Nihayetinde ezberinde olan o köye vardığında Hasan'ın evini sorar ve eski bir toprak evin önünde arabadan inip seslenir hasan diye. Küçük bir çocuk çıkar kapıya bakar ve içeriye kaçar.
Az sonra genç bir hanım gelip buyur beyim der. Bay honaro hasan evde yok mu diye sorar.
Kadının gözleri yere düşer ve iki yıl önce izine gelmişti, yutkunur ve evin ihtiyaçlarını almak için şehre giderken kaza yaptı ve öldü der. Ben ve iki küçük çocukla yaşamaya çalışıp Allah’a şükrediyorum deyince, bay honaro hasan iyi ki öldü Hasan iyi ki öldü der. Kadıncağız şaşırır ve o nasıl söz öyle beyim deyince, bay honaro eğer hasan ölmeseydi ben VEFA'nın öldüğünü sanacaktım.

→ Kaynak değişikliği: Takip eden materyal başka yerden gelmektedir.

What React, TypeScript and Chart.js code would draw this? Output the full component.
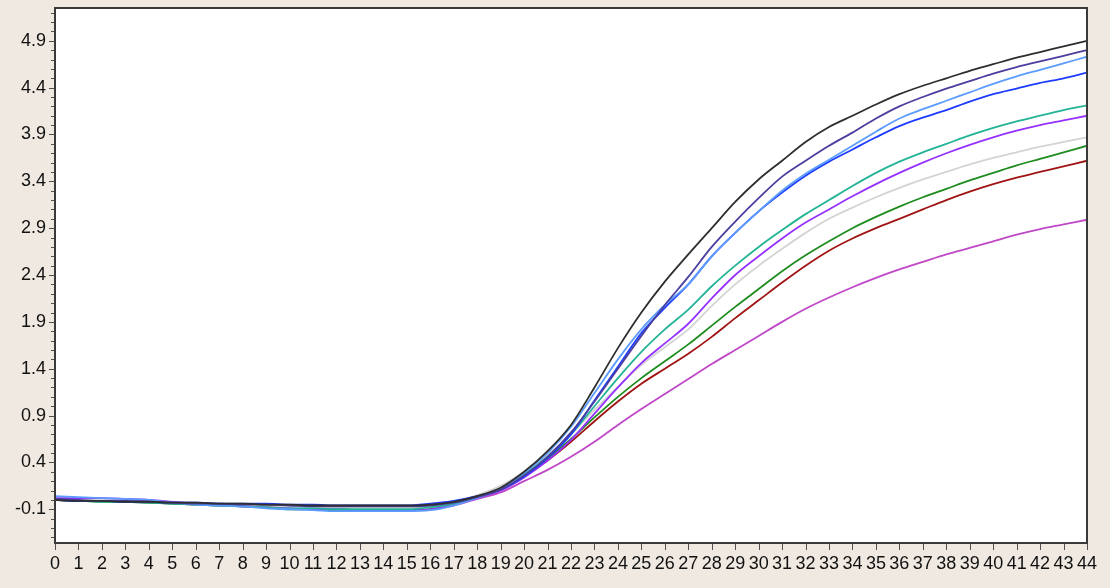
import React, { useEffect, useRef } from "react";
import { Chart, registerables } from "chart.js";

Chart.register(...registerables);

const cycles = [0,1,2,3,4,5,6,7,8,9,10,11,12,13,14,15,16,17,18,19,20,21,22,23,24,25,26,27,28,29,30,31,32,33,34,35,36,37,38,39,40,41,42,43,44];

const yTickLabels = [-0.1, 0.4, 0.9, 1.4, 1.9, 2.4, 2.9, 3.4, 3.9, 4.4, 4.9];

const sBlack = [0.00,-0.01,-0.01,-0.02,-0.02,-0.03,-0.03,-0.04,-0.04,-0.05,-0.05,-0.06,-0.06,-0.06,-0.06,-0.06,-0.05,-0.02,
  0.04,0.13,0.30,0.52,0.80,1.20,1.62,2.00,2.33,2.62,2.90,3.18,3.42,3.62,3.82,3.98,4.10,4.22,4.33,4.42,4.50,4.58,4.65,4.72,4.78,4.84,4.90];
const sSlate = [0.01,0.00,-0.01,-0.01,-0.02,-0.03,-0.04,-0.04,-0.05,-0.05,-0.06,-0.07,-0.07,-0.07,-0.07,-0.07,-0.06,-0.03,
  0.03,0.11,0.26,0.46,0.72,1.05,1.40,1.75,2.08,2.38,2.70,2.97,3.22,3.45,3.62,3.78,3.92,4.07,4.20,4.30,4.39,4.47,4.55,4.62,4.68,4.74,4.80];
const sLightBlue = [0.04,0.03,0.02,0.01,0.00,-0.03,-0.05,-0.06,-0.07,-0.09,-0.10,-0.11,-0.12,-0.12,-0.12,-0.12,-0.11,-0.06,
  0.02,0.12,0.29,0.50,0.78,1.14,1.50,1.82,2.08,2.30,2.60,2.85,3.08,3.30,3.48,3.63,3.78,3.93,4.07,4.17,4.26,4.35,4.44,4.52,4.59,4.66,4.73];
const sBlue = [0.00,-0.01,-0.01,-0.02,-0.02,-0.03,-0.03,-0.04,-0.04,-0.04,-0.05,-0.05,-0.06,-0.06,-0.06,-0.06,-0.04,-0.01,
  0.04,0.11,0.25,0.45,0.70,1.06,1.42,1.78,2.05,2.30,2.60,2.85,3.08,3.28,3.46,3.61,3.74,3.87,3.99,4.08,4.16,4.25,4.33,4.39,4.45,4.50,4.56];
const sTeal = [0.00,-0.01,-0.02,-0.02,-0.03,-0.04,-0.05,-0.06,-0.07,-0.08,-0.09,-0.09,-0.10,-0.10,-0.10,-0.10,-0.08,-0.04,
  0.03,0.12,0.27,0.46,0.70,1.00,1.30,1.58,1.82,2.03,2.28,2.50,2.70,2.88,3.05,3.20,3.35,3.49,3.61,3.71,3.80,3.89,3.97,4.04,4.10,4.16,4.21];
const sPurple = [0.02,0.02,0.02,0.01,0.00,-0.02,-0.04,-0.05,-0.07,-0.08,-0.09,-0.10,-0.10,-0.11,-0.11,-0.11,-0.10,-0.05,
  0.02,0.10,0.24,0.42,0.64,0.92,1.20,1.46,1.67,1.88,2.15,2.40,2.60,2.79,2.96,3.10,3.24,3.37,3.49,3.60,3.70,3.79,3.87,3.94,4.00,4.05,4.10];
const sGray = [0.01,0.00,0.00,-0.01,-0.01,-0.02,-0.03,-0.04,-0.05,-0.06,-0.07,-0.08,-0.08,-0.08,-0.08,-0.08,-0.07,-0.03,
  0.05,0.15,0.30,0.48,0.70,0.96,1.21,1.44,1.63,1.82,2.07,2.30,2.50,2.68,2.85,3.00,3.12,3.23,3.33,3.42,3.50,3.58,3.65,3.71,3.77,3.82,3.87];
const sGreen = [0.00,-0.01,-0.02,-0.02,-0.03,-0.04,-0.05,-0.06,-0.07,-0.08,-0.10,-0.10,-0.11,-0.11,-0.11,-0.11,-0.10,-0.05,
  0.03,0.12,0.26,0.44,0.65,0.88,1.10,1.30,1.48,1.66,1.86,2.06,2.25,2.44,2.61,2.76,2.90,3.02,3.13,3.23,3.32,3.41,3.49,3.57,3.64,3.71,3.78];
const sDarkRed = [0.00,-0.01,-0.01,-0.02,-0.02,-0.03,-0.04,-0.05,-0.05,-0.06,-0.06,-0.07,-0.07,-0.07,-0.07,-0.07,-0.06,-0.03,
  0.03,0.11,0.25,0.42,0.62,0.84,1.05,1.24,1.40,1.56,1.74,1.94,2.13,2.32,2.50,2.66,2.79,2.90,3.00,3.10,3.20,3.29,3.37,3.44,3.50,3.56,3.62];
const sOrchid = [0.01,0.00,-0.01,-0.02,-0.03,-0.04,-0.05,-0.06,-0.07,-0.08,-0.09,-0.10,-0.10,-0.11,-0.11,-0.11,-0.10,-0.06,
  0.01,0.08,0.20,0.32,0.46,0.62,0.80,0.97,1.13,1.29,1.45,1.60,1.75,1.90,2.04,2.16,2.27,2.37,2.46,2.54,2.62,2.69,2.76,2.83,2.89,2.94,2.99];

const seriesList = [
  { name: "S1", values: sBlack, color: "#2e2e2e" },
  { name: "S2", values: sSlate, color: "#4a3f9f" },
  { name: "S3", values: sLightBlue, color: "#5c9cff" },
  { name: "S4", values: sBlue, color: "#1e3cff" },
  { name: "S5", values: sTeal, color: "#22b495" },
  { name: "S6", values: sPurple, color: "#9632ff" },
  { name: "S7", values: sGray, color: "#d4d4d4" },
  { name: "S8", values: sGreen, color: "#1e8c1e" },
  { name: "S9", values: sDarkRed, color: "#a01414" },
  { name: "S10", values: sOrchid, color: "#c048c8" },
];

const FONT = "'Liberation Sans', Arial, sans-serif";

const framePlugin = {
  id: "frame",
  beforeDraw(chart: any) {
    const { ctx, chartArea: a } = chart;
    ctx.save();
    ctx.fillStyle = "#ffffff";
    ctx.fillRect(a.left, a.top, a.right - a.left, a.bottom - a.top);
    ctx.restore();
  },
  afterDraw(chart: any) {
    const { ctx, chartArea: a } = chart;
    const ys = chart.scales.y;
    const xs = chart.scales.x;
    ctx.save();
    ctx.strokeStyle = "#505050";
    ctx.lineWidth = 1;
    for (let i = -4; i <= 52; i++) {
      const v = i / 10;
      const py = Math.round(ys.getPixelForValue(v)) + 0.5;
      if (py < a.top || py > a.bottom) continue;
      const major = yTickLabels.some((t) => Math.abs(t - v) < 1e-6);
      const len = major ? 6 : 4;
      ctx.beginPath();
      ctx.moveTo(a.left - len, py);
      ctx.lineTo(a.left, py);
      ctx.stroke();
    }
    for (const c of cycles) {
      const px = Math.round(xs.getPixelForValue(c)) + 0.5;
      ctx.beginPath();
      ctx.moveTo(px, a.bottom);
      ctx.lineTo(px, a.bottom + 7);
      ctx.stroke();
    }
    ctx.strokeStyle = "#3a3a3a";
    ctx.lineWidth = 2;
    ctx.strokeRect(a.left, a.top, a.right - a.left, a.bottom - a.top);
    ctx.restore();
  },
};

export default function App() {
  const canvasRef = useRef<HTMLCanvasElement | null>(null);

  useEffect(() => {
    const canvas = canvasRef.current;
    if (!canvas) return;
    const chart = new Chart(canvas, {
      type: "line",
      data: {
        datasets: seriesList.map((s) => ({
          label: s.name,
          data: cycles.map((c, i) => ({ x: c, y: s.values[i] })),
          borderColor: s.color,
          backgroundColor: s.color,
          borderWidth: 1.8,
          pointRadius: 0,
          cubicInterpolationMode: "monotone" as const,
          fill: false,
        })),
      },
      options: {
        responsive: false,
        animation: false,
        devicePixelRatio: 1,
        layout: { padding: { top: 8, right: 23, left: 0, bottom: 0 } },
        plugins: { legend: { display: false }, tooltip: { enabled: false } },
        scales: {
          x: {
            type: "linear",
            min: 0,
            max: 44,
            grid: { display: false, drawTicks: false },
            border: { display: false },
            afterBuildTicks: (scale: any) => {
              scale.ticks = cycles.map((c) => ({ value: c }));
            },
            afterFit: (scale: any) => {
              scale.height = 45;
              scale.paddingLeft = 0;
              scale.paddingRight = 0;
            },
            ticks: {
              autoSkip: false,
              maxRotation: 0,
              minRotation: 0,
              padding: 10,
              color: "#111111",
              font: { family: FONT, size: 18 },
              callback: (v: any) => String(v),
            },
          },
          y: {
            type: "linear",
            min: -0.46,
            max: 5.25,
            grid: { display: false, drawTicks: false },
            border: { display: false },
            afterBuildTicks: (scale: any) => {
              scale.ticks = yTickLabels.map((v) => ({ value: v }));
            },
            afterFit: (scale: any) => {
              scale.width = 55;
              scale.paddingTop = 0;
              scale.paddingBottom = 0;
            },
            ticks: {
              autoSkip: false,
              padding: 9,
              color: "#111111",
              font: { family: FONT, size: 18 },
              callback: (v: any) => Number(v).toFixed(1),
            },
          },
        },
      },
      plugins: [framePlugin],
    });
    return () => chart.destroy();
  }, []);

  return (
    <div
      style={{
        position: "fixed",
        left: 0,
        top: 0,
        width: 1110,
        height: 588,
        background: "#efe9e1",
      }}
    >
      <canvas ref={canvasRef} width={1110} height={588} style={{ display: "block" }} />
    </div>
  );
}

Böyle güzel bin dinde değerler ölmemeli der.
Kadın siz kimsiniz dediğinde bay honaro kendisini tanıtınca kadın içeriden bir tomar mektup getirip honaronun önüne koyar ve Hasan’ıma gelen mektupları saklıyorum derB Bay honaro onlara şehrin merkezinde güzel bir ev alır ve hesaplarına yüklü bir miktarda para yatırarak çocukları okumasını ve onlara düzenli olarak para göndereceğini söyler ve şöyle tembihte bulunur. Lütfen bu çocukları Aynı hasan gibi yetiştirin . ve onlardan irfan gözyaşları ile ayrılır. (Not: Bu yaşanmış gerçek bir hadisedir)
Yazının sonuna ise bu not düşülmüştür.